The historical emissions that caused warming came from wealthy nations. The interventions to address it will be developed and deployed by wealthy nations. Climate justice demands voice in these decisions. Climate reality may not provide it.
Geoengineering could become colonialism of the atmosphere. The powerful modify the global commons according to their interests. The vulnerable experience consequences without consent.
Perspective: The Scientist
Climate scientists increasingly face impossible questions. Researching geoengineering legitimizes it. Not researching leaves us unprepared if we need it. Publishing models that assume intervention enables political delay. Not publishing leaves policymakers uninformed.
The scientific community has no consensus on how to handle this dilemma. Some advocate aggressive research. Others demand moratoriums. The debate mirrors the policy void—unresolved because resolution requires accepting truths no one wants to face.
Perspective: The Future
From 2050's vantage point, looking back at 2025: Was the geoengineering debate quaint? Did we intervene and stabilize? Did we hesitate and cook? Did we intervene badly and break something we can't fix?

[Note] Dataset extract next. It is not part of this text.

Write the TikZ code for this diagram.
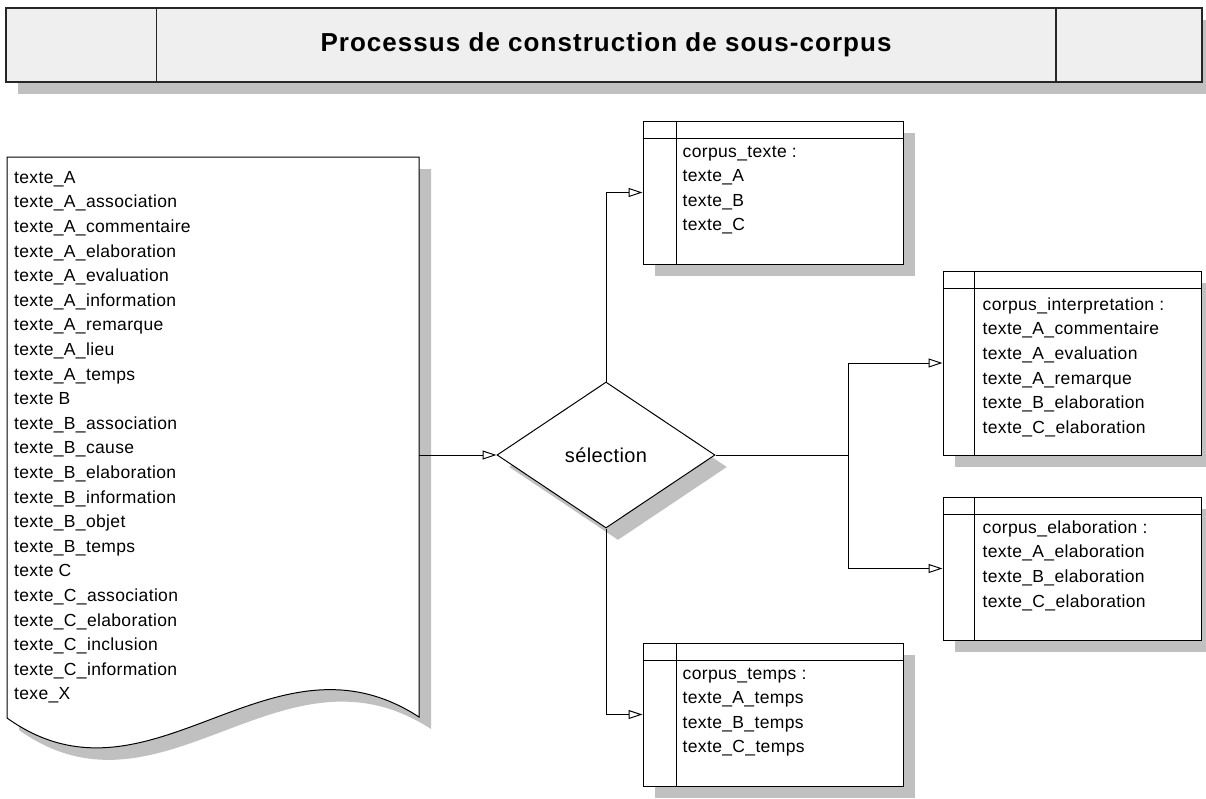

The only certainty is that we won't return to pre-industrial climate. That world is gone. The question is which future we create from the options remaining—and whether we choose consciously or stumble into outcomes by default.
The Paradox
The terraforming paradox: humanity developed the power to modify its planet before developing the wisdom to use it well. We can reshape Earth's climate. We cannot coordinate the reshaping.
We're already terraforming—accidentally, through emissions. The shift is from unintentional modification to intentional intervention. From breaking without meaning to, to trying to fix what we broke. The paradox isn't whether to engage with planetary systems. It's whether we do so deliberately or continue pretending we're not.
The boundaries of climate science now include the question: not just what's happening to Earth's climate, but what should we do to it? The answer shapes civilization.